Первая моя школа была почти в километре от нашего дома, и нам всем приходилось по любой погоде ходить в неё пешком. Моей первой учительницей была Раиса Трофимовна, которая вела у нас занятия в начальных классах, а потом преподавала русский язык и литературу. Моя мама тогда работала в этой же школе в медпункте, и когда я простывал в очередной раз, я оказывался дома на больничном. Как я уже упоминал, после переезда на новую квартиру я ещё некоторое время довольно часто болел простудными заболеваниями, сказывались «проклятые рудники» прошлой квартиры-подвала.
Я никогда не любил подхалимов и подхалимничать, и поэтому Раиса Трофимовна из-за этого меня недолюбливала.
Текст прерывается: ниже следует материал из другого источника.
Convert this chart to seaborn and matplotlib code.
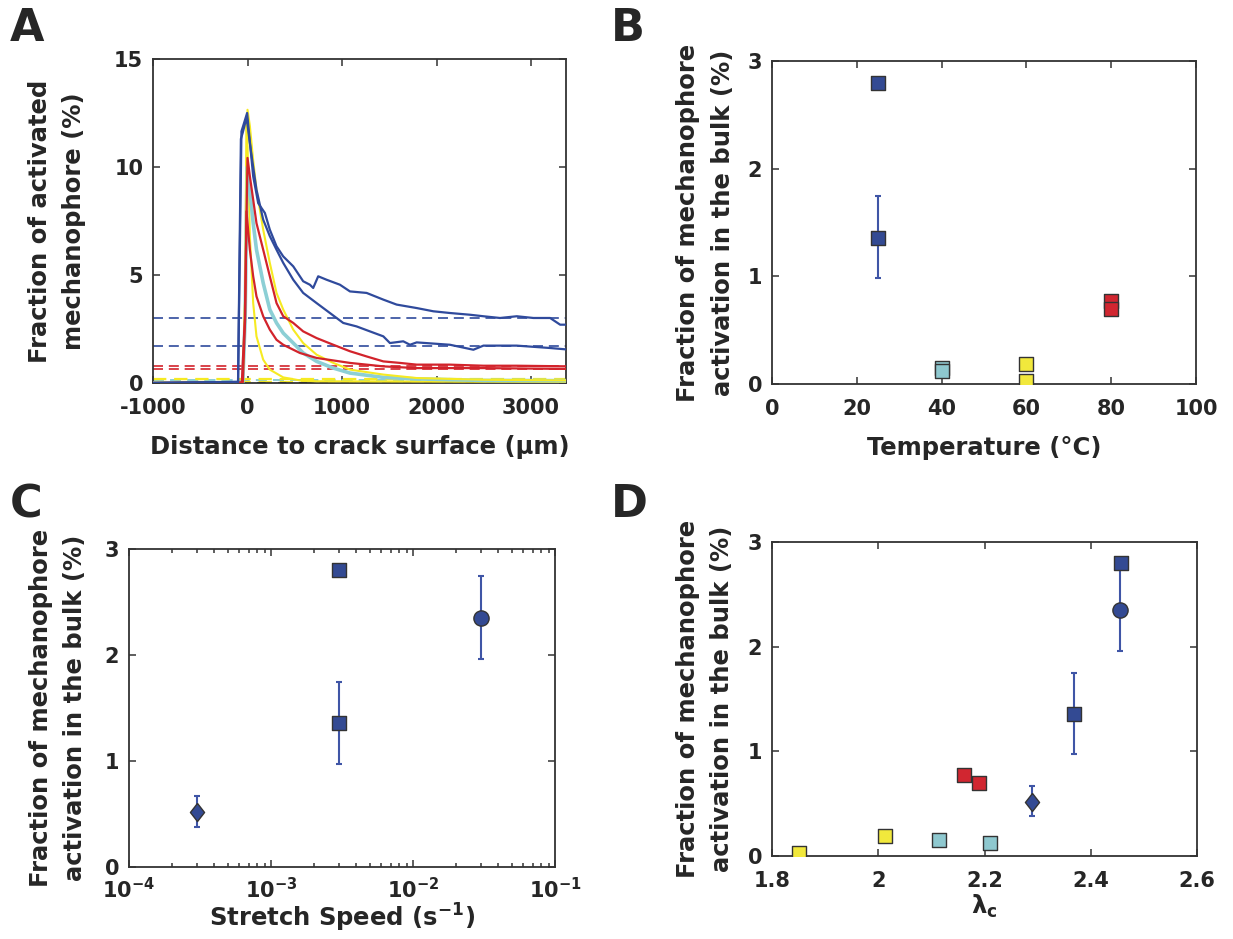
import numpy as np
import pandas as pd
import matplotlib
matplotlib.use("Agg")
import matplotlib.pyplot as plt
import seaborn as sns

# ---------------- data ----------------
# Panel A: activation profiles (distance in um, fraction %)
blue1_x = [-1000, -100, -64, -46, -4, 60, 113, 148, 184, 236, 307, 378, 484, 589, 660, 695, 748, 837, 978,
           1084, 1260, 1437, 1578, 1790, 1966, 2143, 2354, 2496, 2672, 2849, 3025, 3202, 3308, 3413]
blue1_y = [0.0, 0.05, 11.65, 11.9, 12.5, 9.57, 8.33, 8.10, 7.87, 7.10, 6.33, 5.86, 5.40, 4.71, 4.55, 4.40, 4.94,
           4.78, 4.55, 4.24, 4.17, 3.86, 3.63, 3.47, 3.32, 3.24, 3.16, 3.09, 3.01, 3.09, 3.01, 3.01, 2.70, 2.70]

blue2_x = [-1000, -100, -70, -50, -10, 25, 60, 95, 166, 236, 307, 378, 484, 589, 731, 872, 1013, 1154, 1295,
           1437, 1507, 1648, 1719, 1790, 2143, 2390, 2496, 2849, 3202, 3413]
blue2_y = [0.0, 0.05, 11.3, 11.6, 12.3, 11.1, 10.0, 8.95, 7.56, 6.80, 6.17, 5.56, 4.78, 4.17, 3.70, 3.24, 2.78,
           2.62, 2.39, 2.16, 1.85, 1.93, 1.77, 1.88, 1.77, 1.54, 1.73, 1.73, 1.62, 1.54]

red1_x = [-1000, -60, -28, 0, 25, 60, 95, 166, 236, 307, 378, 484, 589, 731, 908, 1084, 1260, 1437, 1613,
          1790, 2143, 2496, 2849, 3413]
red1_y = [0.0, 0.02, 3.0, 10.42, 9.57, 8.49, 7.40, 6.17, 4.94, 3.70, 3.09, 2.78, 2.39, 2.08, 1.77, 1.47, 1.23,
          1.00, 0.93, 0.85, 0.85, 0.80, 0.80, 0.77]

red2_x = [-1000, -50, -25, -11, 25, 60, 95, 166, 236, 307, 378, 554, 731, 1084, 1437, 1790, 2496, 3413]
red2_y = [0.0, 0.02, 3.0, 7.95, 6.17, 4.94, 4.01, 3.09, 2.47, 2.00, 1.77, 1.39, 1.16, 0.93, 0.77, 0.69, 0.69, 0.65]

cyan_x = [-1000, -50, -25, -4, 25, 60, 95, 166, 236, 307, 378, 484, 589, 731, 908, 1084, 1437, 1790, 2496, 3413]
cyan_y = [0.0, 0.02, 3.0, 10.0, 8.95, 7.40, 6.17, 4.63, 3.40, 2.78, 2.31, 1.85, 1.39, 1.00, 0.69, 0.46, 0.26,
          0.19, 0.12, 0.11]

yellow1_x = [-1000, -50, -25, 0, 25, 60, 95, 166, 236, 307, 378, 484, 589, 731, 908, 1084, 1437, 1790, 2496, 3413]
yellow1_y = [0.0, 0.02, 4.0, 12.65, 11.9, 10.3, 8.95, 7.10, 5.56, 4.17, 3.40, 2.47, 1.85, 1.31, 0.93, 0.62,
             0.39, 0.23, 0.15, 0.12]

yellow2_x = [-1000, -50, -25, -11, 7, 25, 60, 95, 166, 236, 378, 554, 731, 3413]
yellow2_y = [0.0, 0.02, 4.0, 12.35, 10.0, 6.80, 3.70, 2.16, 1.08, 0.62, 0.26, 0.12, 0.08, 0.05]

# bulk levels (dashed lines) in panel A
bulk_blue = [3.0, 1.7]
bulk_red = [0.80, 0.66]
bulk_cyan = [0.15, 0.12]
bulk_yellow = [0.19, 0.03]

# Panel B: bulk activation vs temperature
temp_blue = [25, 25]
bulk_t_blue = [2.80, 1.36]
err_t_blue_lo = [0.0, 0.38]
err_t_blue_hi = [0.0, 0.39]
temp_cyan = [40, 40]
bulk_t_cyan = [0.15, 0.12]
temp_yellow = [60, 60]
bulk_t_yellow = [0.19, 0.03]
temp_red = [80, 80]
bulk_t_red = [0.77, 0.70]

# Panel C: bulk activation vs stretch speed
speed_diamond = [3e-4]
bulk_s_diamond = [0.52]
err_s_diamond = [[0.14], [0.15]]
speed_square = [3e-3, 3e-3]
bulk_s_square = [2.80, 1.36]
err_s_square = [[0.0, 0.39], [0.0, 0.39]]
speed_circle = [3e-2]
bulk_s_circle = [2.35]
err_s_circle = [[0.39], [0.40]]

# Panel D: bulk activation vs lambda_c
lam_yellow = [1.851, 2.012]
bulk_l_yellow = [0.03, 0.19]
lam_cyan = [2.114, 2.21]
bulk_l_cyan = [0.15, 0.12]
lam_red = [2.161, 2.19]
bulk_l_red = [0.77, 0.70]
lam_diamond = [2.29]
bulk_l_diamond = [0.52]
err_l_diamond = [[0.14], [0.15]]
lam_square = [2.368, 2.457]
bulk_l_square = [1.36, 2.80]
err_l_square = [[0.39, 0.0], [0.39, 0.0]]
lam_circle = [2.455]
bulk_l_circle = [2.35]
err_l_circle = [[0.39], [0.40]]

# ---------------- style ----------------
sns.set_style("ticks")
plt.rcParams['font.family'] = ['DejaVu Sans']
plt.rcParams['font.weight'] = 'bold'
plt.rcParams['axes.labelweight'] = 'bold'
plt.rcParams['mathtext.fontset'] = 'dejavusans'
plt.rcParams['mathtext.default'] = 'bf'

BLUE_L = '#2f4a9c'
RED_L = '#d2232b'
CYAN_L = '#8ccfd5'
YEL_L = '#f6ea22'
BLUE_M = '#334a93'
RED_M = '#d12630'
CYAN_M = '#8ec8cf'
YEL_M = '#f1e83c'
ERR = '#3f55a6'
EDGE = '#333333'
FS = 15      # tick labels
LFS = 17.5   # axis labels

W, H = 1233, 939
fig = plt.figure(figsize=(W / 100, H / 100), dpi=100)


def rect(l, t, r, b):
    return [l / W, 1 - b / H, (r - l) / W, (b - t) / H]


def style(ax, xpad=11):
    for s in ax.spines.values():
        s.set_color(EDGE)
        s.set_linewidth(1.3)
        s.set_visible(True)
    ax.tick_params(which='both', direction='in', top=True, right=True,
                   labelsize=FS, width=1.1, color=EDGE)
    ax.tick_params(axis='y', which='both', pad=7)
    ax.tick_params(axis='x', which='both', pad=xpad)
    ax.tick_params(which='major', length=5)
    ax.tick_params(which='minor', length=3)
    for lab in ax.get_xticklabels() + ax.get_yticklabels():
        lab.set_fontweight('bold')


def ylab(ax, text, xc):
    ax.set_ylabel(text, fontsize=LFS, fontweight='bold', va='center', linespacing=1.55)
    ax.yaxis.set_label_coords(xc, 0.5)


diamond = [(0, 1), (0.78, 0), (0, -1), (-0.78, 0), (0, 1)]

# ---------------- Panel A ----------------
axA = fig.add_axes(rect(153, 59, 566, 383))
for v in bulk_blue:
    axA.axhline(v, color=BLUE_L, ls=(0, (6, 3.5)), lw=1.2, zorder=1)
for v in bulk_red:
    axA.axhline(v, color=RED_L, ls=(0, (6, 3.5)), lw=1.2, zorder=1)
for v in bulk_cyan:
    axA.axhline(v, color=CYAN_L, ls=(0, (6, 3.5)), lw=1.3, zorder=1)
for v in bulk_yellow:
    axA.axhline(v, color=YEL_L, ls=(0, (6, 3.5)), lw=1.6, zorder=1)
axA.axhline(0.0, color='#222222', ls=(0, (4, 6)), lw=1.5, zorder=1)

curves = [
    (yellow2_x, yellow2_y, YEL_L, 1.5),
    (cyan_x, cyan_y, CYAN_L, 2.6),
    (yellow1_x, yellow1_y, YEL_L, 1.5),
    (red2_x, red2_y, RED_L, 1.6),
    (red1_x, red1_y, RED_L, 1.6),
    (blue2_x, blue2_y, BLUE_L, 1.6),
    (blue1_x, blue1_y, BLUE_L, 1.6),
]
for cx, cy, col, lw in curves:
    sns.lineplot(x=cx, y=cy, color=col, lw=lw, ax=axA, sort=False, estimator=None, zorder=3)

axA.set_xlim(-1000, 3370)
axA.set_ylim(0, 15)
axA.set_xticks([-1000, 0, 1000, 2000, 3000])
axA.set_xticklabels(['-1000', '0', '1000', '2000', '3000'])
axA.set_yticks([0, 5, 10, 15])
axA.set_yticklabels(['0', '5', '10', '15'])
axA.set_xlabel('Distance to crack surface (μm)', fontsize=LFS, fontweight='bold', labelpad=12)
ylab(axA, 'Fraction of activated\nmechanophore (%)', -0.232)
style(axA)


def sq(ax, x, y, col, size=115, marker='s'):
    sns.scatterplot(x=x, y=y, color=col, marker=marker, s=size, edgecolor=EDGE,
                    linewidth=1.0, ax=ax, zorder=4, legend=False)


def eb(ax, x, y, yerr):
    ax.errorbar(x, y, yerr=yerr, fmt='none', ecolor=ERR, elinewidth=1.5,
                capsize=2.5, capthick=1.5, zorder=3)


# ---------------- Panel B ----------------
axB = fig.add_axes(rect(772, 61, 1196, 384))
eb(axB, temp_blue, bulk_t_blue, [err_t_blue_lo, err_t_blue_hi])
sq(axB, temp_blue, bulk_t_blue, BLUE_M)
sq(axB, temp_cyan, bulk_t_cyan, CYAN_M)
sq(axB, temp_yellow, bulk_t_yellow, YEL_M)
sq(axB, temp_red, bulk_t_red, RED_M)
axB.set_xlim(0, 100)
axB.set_ylim(0, 3)
axB.set_xticks([0, 20, 40, 60, 80, 100])
axB.set_xticklabels(['0', '20', '40', '60', '80', '100'])
axB.set_yticks([0, 1, 2, 3])
axB.set_yticklabels(['0', '1', '2', '3'])
axB.set_xlabel('Temperature (°C)', fontsize=LFS, fontweight='bold', labelpad=12)
ylab(axB, 'Fraction of mechanophore\nactivation in the bulk (%)', -0.157)
style(axB)

# ---------------- Panel C ----------------
axC = fig.add_axes(rect(129, 549, 555, 867))
axC.set_xscale('log')
eb(axC, speed_diamond, bulk_s_diamond, err_s_diamond)
eb(axC, speed_square, bulk_s_square, err_s_square)
eb(axC, speed_circle, bulk_s_circle, err_s_circle)
sq(axC, speed_diamond, bulk_s_diamond, BLUE_M, size=170, marker=diamond)
sq(axC, speed_square, bulk_s_square, BLUE_M)
sq(axC, speed_circle, bulk_s_circle, BLUE_M, size=120, marker='o')
axC.set_xlim(1e-4, 1e-1)
axC.set_ylim(0, 3)
axC.set_xticks([1e-4, 1e-3, 1e-2, 1e-1])
axC.set_xticklabels([r'$10^{-4}$', r'$10^{-3}$', r'$10^{-2}$', r'$10^{-1}$'])
axC.set_yticks([0, 1, 2, 3])
axC.set_yticklabels(['0', '1', '2', '3'])
axC.set_xlabel(r'Stretch Speed (s$^{-1}$)', fontsize=LFS, fontweight='bold', labelpad=0)
ylab(axC, 'Fraction of mechanophore\nactivation in the bulk (%)', -0.167)
style(axC, xpad=7)

# ---------------- Panel D ----------------
axD = fig.add_axes(rect(772, 542, 1197, 856))
eb(axD, lam_diamond, bulk_l_diamond, err_l_diamond)
eb(axD, lam_square, bulk_l_square, err_l_square)
eb(axD, lam_circle, bulk_l_circle, err_l_circle)
sq(axD, lam_yellow, bulk_l_yellow, YEL_M)
sq(axD, lam_cyan, bulk_l_cyan, CYAN_M)
sq(axD, lam_red, bulk_l_red, RED_M)
sq(axD, lam_diamond, bulk_l_diamond, BLUE_M, size=170, marker=diamond)
sq(axD, lam_square, bulk_l_square, BLUE_M)
sq(axD, lam_circle, bulk_l_circle, BLUE_M, size=120, marker='o')
axD.set_xlim(1.8, 2.6)
axD.set_ylim(0, 3)
axD.set_xticks([1.8, 2.0, 2.2, 2.4, 2.6])
axD.set_xticklabels(['1.8', '2', '2.2', '2.4', '2.6'])
axD.set_yticks([0, 1, 2, 3])
axD.set_yticklabels(['0', '1', '2', '3'])
axD.set_xlabel(r'$\lambda_c$', fontsize=LFS, fontweight='bold', labelpad=1)
ylab(axD, 'Fraction of mechanophore\nactivation in the bulk (%)', -0.158)
style(axD)

# panel letters
for lbl, px, py in [('A', 10, 7), ('B', 611, 7), ('C', 10, 483), ('D', 611, 483)]:
    fig.text(px / W, 1 - py / H, lbl, fontsize=32, fontweight='bold', ha='left', va='top')

fig.savefig('out.png', dpi=100, facecolor='white')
Как-то раз, когда я вышел на занятия после того, как в очередной раз переболел или ангиной, или простудой, она на весь класс заявила, что стоит только Левашову один раз чихнуть, как его мамочка не пускает в школу. До этого момента, несмотря на то, что я не ходил у Раисы Трофимовны в любимчиках, у меня был каллиграфический почерк, лучший в классе, я любил родной язык и литературу. Но после такого её заявления, которое было совершенно несправедливым ни в отношении меня, ни в отношении моей мамы, я объявил своей учительнице начальных классов войну!
Конечно, войну я ей объявил партизанскую, полный саботаж её уроков. Я перестал готовиться к предметам, которые она преподавала. Всё довольно быстро сказалось на моих оценках по этим предметам, и когда всё это дошло до сведения моей мамы, состоялся разбор моих полётов, но несмотря ни на что, я продолжал свой саботаж. Именно таким был мой первый протест, моя забастовка против несправедливости и предвзятости. Конечно, в конечном счёте я наказал самого себя, но тогда я думал по-другому, я думал, что такой несправедливый человек, как Раиса Трофимовна не может быть учительницей, так как я считал, что учение это светое (именно светое, а не святое, хотя тогда я этого ещё не знал) дело, и знания должны нести только чистые и справедливые люди, каковой не являлась эта учительница.